A variant of the homogenous unit principle is true for churches as well. There is something that unifies each church. That something should be Jesus, of course, but there is usually also something else. And that something else will always try to displace our first union with Christ, becoming – in the words of Paul from the book of Galatians – another gospel instead. If our first union is not because of Christ, we will instead find union in something else, something that will subtly but surely try to replace the gospel of Jesus Christ as our ultimate allegiance and unity.
Here is what happens – most Christians would instantly agree that as Christians we have oneness in Jesus first, as seen in the Word (v.20) and modeled in the Trinity (v.21). But then someone says something, or something occurs, or something comes across our phone/FB/Twitter/cable news network, especially something that another Christian did or said or advocated. And we are swept up in disagreement and disgust. How could this person be so blind as to take that political position? Can she not see how idiotic that is? Or how in the world could he listen to that type of music? Or how dare he not wear a mask? Or how dare he say something about the fact he did not wear a mask? And on and on.

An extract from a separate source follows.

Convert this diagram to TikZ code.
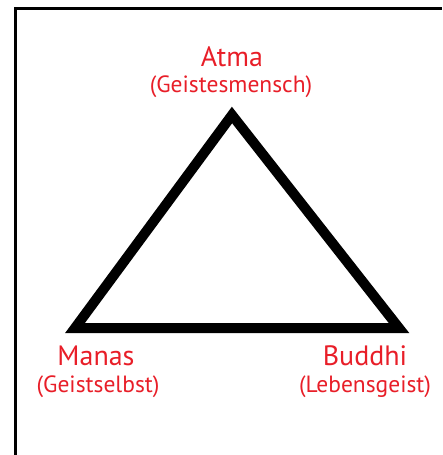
\documentclass[tikz,border=0pt]{standalone}
\usepackage{fontspec}
\setmainfont{PT Sans}
\usepackage{xcolor}
\definecolor{labelred}{RGB}{232,30,40}

\begin{document}
\begin{tikzpicture}[x=1pt,y=-1pt]
\useasboundingbox (0,0) rectangle (442,455);
\tikzset{labelname/.style={text=labelred, inner sep=0pt, font=\fontsize{28}{30}\selectfont},
  labelsub/.style={text=labelred, inner sep=0pt, font=\fontsize{23.5}{25}\selectfont}}
% frame
\draw[line width=3] (15.5,455) -- (15.5,8.5) -- (442,8.5);
% corners of the triangle
\coordinate (atma) at (232,115);
\coordinate (manas) at (75,328);
\coordinate (buddhi) at (399,328);
\draw[line width=10, line join=miter] (atma) -- (manas) -- (buddhi) -- cycle;
% labels
\node[labelname] (atmaname) at (232,57) {Atma};
\node[labelsub] (atmasub) at (231,87) {(Geistesmensch)};
\node[labelname] (manasname) at (96,356) {Manas};
\node[labelsub] (manassub) at (98,387) {(Geistselbst)};
\node[labelname] (buddhiname) at (365,356) {Buddhi};
\node[labelsub] (buddhisub) at (365,387) {(Lebensgeist)};
\end{tikzpicture}
\end{document}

We say we want unity in Jesus, but then when the moment occurs, other things sweep us away – we have no self-control. And here is what that shows us – it shows us that our unity is not really in Jesus. When those other things run away with us and we curse other Christians, whether out loud or in our hearts, something else is more important in our hearts than what Jesus prays in John 17. When we can’t imagine even being in church with someone who would believe or do that, when we are ready to question if that person even has faith because they disagree with us on this issue… What that indicates is that we would rather have unity in that other thing than unity in Jesus. What we find is that we Christians have not actually done a good job of maintaining this oneness that Jesus is talking about. We have followed our culture instead of leading it.
Christians are given oneness in Christ. Jesus gives two foundations for oneness, both from God, not us – oneness in the Word (v.20) and oneness in the Trinity (v.21). That means our oneness is centered in what God has done, not what we have done. We ARE different people because of Jesus, by his grace, and because he has made us different people, he has also made us one. When Christ saves us, we are swept into that unity that is true even of him and God the Father, the unity within the Trinity. “That they may ALL be one, just as you, Father, are in me, and I in you, that they also may be in us, so that he world may believe that you have sent me” (v.21). Jesus is not saying that we become unified with him and with the Father in the sense of becoming divine. We do not become part of God, but we DO have a unity with each other that mimics the unity God has within himself as the Triune God, the Three in One. What happens is that we are unified with Christ, and that makes us unified with each other.